### Written instruction
Leave out any pictures and transcribe all other data below exactly.

### Supplied information
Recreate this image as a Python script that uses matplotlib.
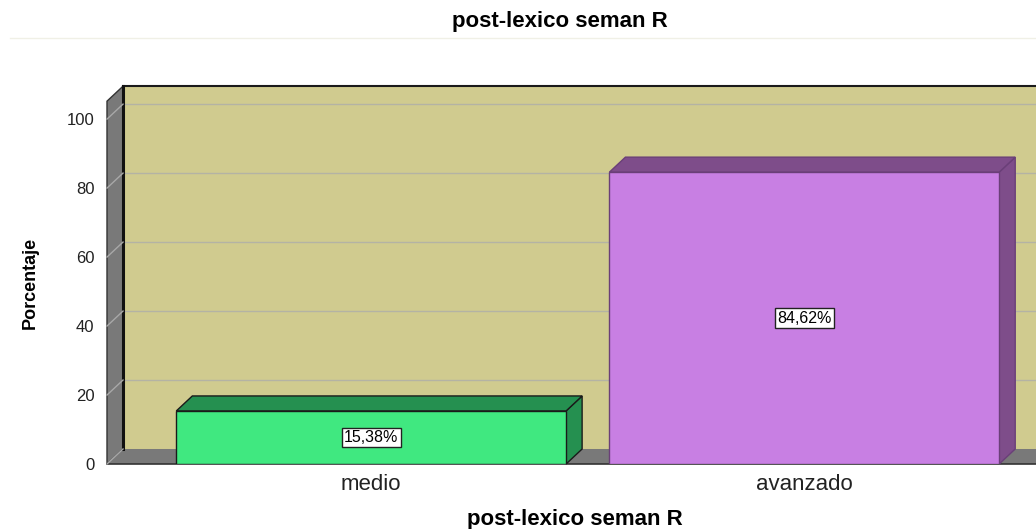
import matplotlib
matplotlib.use('Agg')
import matplotlib.pyplot as plt
from matplotlib.patches import Polygon, Rectangle
from matplotlib.lines import Line2D

# ---- data ----
categories = ["medio", "avanzado"]
percentages = [15.38, 84.62]
value_labels = ["15,38%", "84,62%"]
yticks = [0, 20, 40, 60, 80, 100]

front_colors = ["#40e880", "#c87fe3"]
shade_colors = ["#259050", "#7e4d8a"]
WALL = "#d0cb8f"
SIDE = "#797979"
GRID = "#b4b3a4"

plt.rcParams['font.family'] = ['Liberation Sans', 'DejaVu Sans']

fig = plt.figure(figsize=(10.36, 5.29), dpi=100)
ax = fig.add_axes([107 / 1036, 65 / 529, 929 / 1036, 378 / 529])
x0, x1 = -0.61, 1.535
ymax = 109.6
ax.set_xlim(x0, x1)
ax.set_ylim(0, ymax)
for s in ax.spines.values():
    s.set_visible(False)

dx, dy = 0.037, 4.35      # depth offset of the 3d box
wall_top = 105.2
xr = x1 + 0.2

# back wall
ax.add_patch(Rectangle((x0 + dx, dy), xr - x0, wall_top, facecolor=WALL,
                       edgecolor="none", zorder=1, clip_on=False))
ax.plot([x0 + dx, xr], [wall_top + dy] * 2, color="#1a1a1a", lw=1.5, zorder=2, clip_on=False)
for v in yticks[1:]:
    ax.plot([x0 + dx, xr], [v + dy] * 2, color=GRID, lw=1.0, zorder=2, clip_on=False)

# left wall
ax.add_patch(Polygon([(x0, 0), (x0 + dx, dy), (x0 + dx, wall_top + dy), (x0, wall_top)],
                     closed=True, facecolor=SIDE, edgecolor="#333333", lw=1.0,
                     zorder=3, clip_on=False))
ax.plot([x0 + dx, x0 + dx], [dy, wall_top + dy], color="#111111", lw=2.2, zorder=4, clip_on=False)
for v in yticks[1:]:
    ax.plot([x0, x0 + dx], [v, v + dy], color="#a8a8a8", lw=1.0, zorder=4, clip_on=False)

# floor
ax.add_patch(Polygon([(x0, 0), (xr, 0), (xr + dx, dy), (x0 + dx, dy)], closed=True,
                     facecolor=SIDE, edgecolor="none", zorder=3, clip_on=False))
ax.plot([x0, xr], [0, 0], color="#333333", lw=1.2, zorder=4, clip_on=False)
ax.plot([x0, x0 + dx], [0, dy], color="#a8a8a8", lw=1.0, zorder=4, clip_on=False)

# bars
w = 0.45
for i, (v, fc, sc) in enumerate(zip(percentages, front_colors, shade_colors)):
    ec = "#1a1a1a" if i == 0 else "#6a3f78"
    ax.add_patch(Polygon([(i + w, 0), (i + w + dx, dy), (i + w + dx, v + dy), (i + w, v)],
                         closed=True, facecolor=sc, edgecolor=ec, lw=1.0, zorder=5, clip_on=False))
    ax.add_patch(Polygon([(i - w, v), (i + w, v), (i + w + dx, v + dy), (i - w + dx, v + dy)],
                         closed=True, facecolor=sc, edgecolor=ec, lw=1.0, zorder=5, clip_on=False))
    ax.bar(i, v, width=2 * w, color=fc, edgecolor=ec, lw=1.0, zorder=6)
    ax.text(i, v / 2, value_labels[i], ha="center", va="center", fontsize=11.5, zorder=7,
            bbox=dict(boxstyle="square,pad=0.15", facecolor="white", edgecolor="#222222", lw=1.0))

ax.set_xticks(range(len(categories)), labels=categories)
ax.set_yticks(yticks)
ax.tick_params(axis="x", length=0, pad=7, labelsize=16, labelcolor="#222222")
ax.tick_params(axis="y", length=0, pad=9, labelsize=12, labelcolor="#222222")

fig.text(30 / 1036, 1 - 283 / 529, "Porcentaje", rotation=90,
         ha="center", va="center", fontsize=13, fontweight="bold")
fig.text(560 / 1036, 1 - 22 / 529, "post-lexico seman R", ha="center", va="center",
         fontsize=16, fontweight="bold")
fig.add_artist(Line2D([10 / 1036, 1], [1 - 38 / 529] * 2, color="#f0f0e6", lw=1.0))
fig.text(575 / 1036, 1 - 519 / 529, "post-lexico seman R", ha="center", va="center",
         fontsize=16, fontweight="bold")

fig.savefig("out.png", dpi=100)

### Complete answer
Recreate this image as a Python script that uses matplotlib.
import matplotlib
matplotlib.use('Agg')
import matplotlib.pyplot as plt
from matplotlib.patches import Polygon, Rectangle
from matplotlib.lines import Line2D

# ---- data ----
categories = ["medio", "avanzado"]
percentages = [15.38, 84.62]
value_labels = ["15,38%", "84,62%"]
yticks = [0, 20, 40, 60, 80, 100]

front_colors = ["#40e880", "#c87fe3"]
shade_colors = ["#259050", "#7e4d8a"]
WALL = "#d0cb8f"
SIDE = "#797979"
GRID = "#b4b3a4"

plt.rcParams['font.family'] = ['Liberation Sans', 'DejaVu Sans']

fig = plt.figure(figsize=(10.36, 5.29), dpi=100)
ax = fig.add_axes([107 / 1036, 65 / 529, 929 / 1036, 378 / 529])
x0, x1 = -0.61, 1.535
ymax = 109.6
ax.set_xlim(x0, x1)
ax.set_ylim(0, ymax)
for s in ax.spines.values():
    s.set_visible(False)

dx, dy = 0.037, 4.35      # depth offset of the 3d box
wall_top = 105.2
xr = x1 + 0.2

# back wall
ax.add_patch(Rectangle((x0 + dx, dy), xr - x0, wall_top, facecolor=WALL,
                       edgecolor="none", zorder=1, clip_on=False))
ax.plot([x0 + dx, xr], [wall_top + dy] * 2, color="#1a1a1a", lw=1.5, zorder=2, clip_on=False)
for v in yticks[1:]:
    ax.plot([x0 + dx, xr], [v + dy] * 2, color=GRID, lw=1.0, zorder=2, clip_on=False)

# left wall
ax.add_patch(Polygon([(x0, 0), (x0 + dx, dy), (x0 + dx, wall_top + dy), (x0, wall_top)],
                     closed=True, facecolor=SIDE, edgecolor="#333333", lw=1.0,
                     zorder=3, clip_on=False))
ax.plot([x0 + dx, x0 + dx], [dy, wall_top + dy], color="#111111", lw=2.2, zorder=4, clip_on=False)
for v in yticks[1:]:
    ax.plot([x0, x0 + dx], [v, v + dy], color="#a8a8a8", lw=1.0, zorder=4, clip_on=False)

# floor
ax.add_patch(Polygon([(x0, 0), (xr, 0), (xr + dx, dy), (x0 + dx, dy)], closed=True,
                     facecolor=SIDE, edgecolor="none", zorder=3, clip_on=False))
ax.plot([x0, xr], [0, 0], color="#333333", lw=1.2, zorder=4, clip_on=False)
ax.plot([x0, x0 + dx], [0, dy], color="#a8a8a8", lw=1.0, zorder=4, clip_on=False)

# bars
w = 0.45
for i, (v, fc, sc) in enumerate(zip(percentages, front_colors, shade_colors)):
    ec = "#1a1a1a" if i == 0 else "#6a3f78"
    ax.add_patch(Polygon([(i + w, 0), (i + w + dx, dy), (i + w + dx, v + dy), (i + w, v)],
                         closed=True, facecolor=sc, edgecolor=ec, lw=1.0, zorder=5, clip_on=False))
    ax.add_patch(Polygon([(i - w, v), (i + w, v), (i + w + dx, v + dy), (i - w + dx, v + dy)],
                         closed=True, facecolor=sc, edgecolor=ec, lw=1.0, zorder=5, clip_on=False))
    ax.bar(i, v, width=2 * w, color=fc, edgecolor=ec, lw=1.0, zorder=6)
    ax.text(i, v / 2, value_labels[i], ha="center", va="center", fontsize=11.5, zorder=7,
            bbox=dict(boxstyle="square,pad=0.15", facecolor="white", edgecolor="#222222", lw=1.0))

ax.set_xticks(range(len(categories)), labels=categories)
ax.set_yticks(yticks)
ax.tick_params(axis="x", length=0, pad=7, labelsize=16, labelcolor="#222222")
ax.tick_params(axis="y", length=0, pad=9, labelsize=12, labelcolor="#222222")

fig.text(30 / 1036, 1 - 283 / 529, "Porcentaje", rotation=90,
         ha="center", va="center", fontsize=13, fontweight="bold")
fig.text(560 / 1036, 1 - 22 / 529, "post-lexico seman R", ha="center", va="center",
         fontsize=16, fontweight="bold")
fig.add_artist(Line2D([10 / 1036, 1], [1 - 38 / 529] * 2, color="#f0f0e6", lw=1.0))
fig.text(575 / 1036, 1 - 519 / 529, "post-lexico seman R", ha="center", va="center",
         fontsize=16, fontweight="bold")

fig.savefig("out.png", dpi=100)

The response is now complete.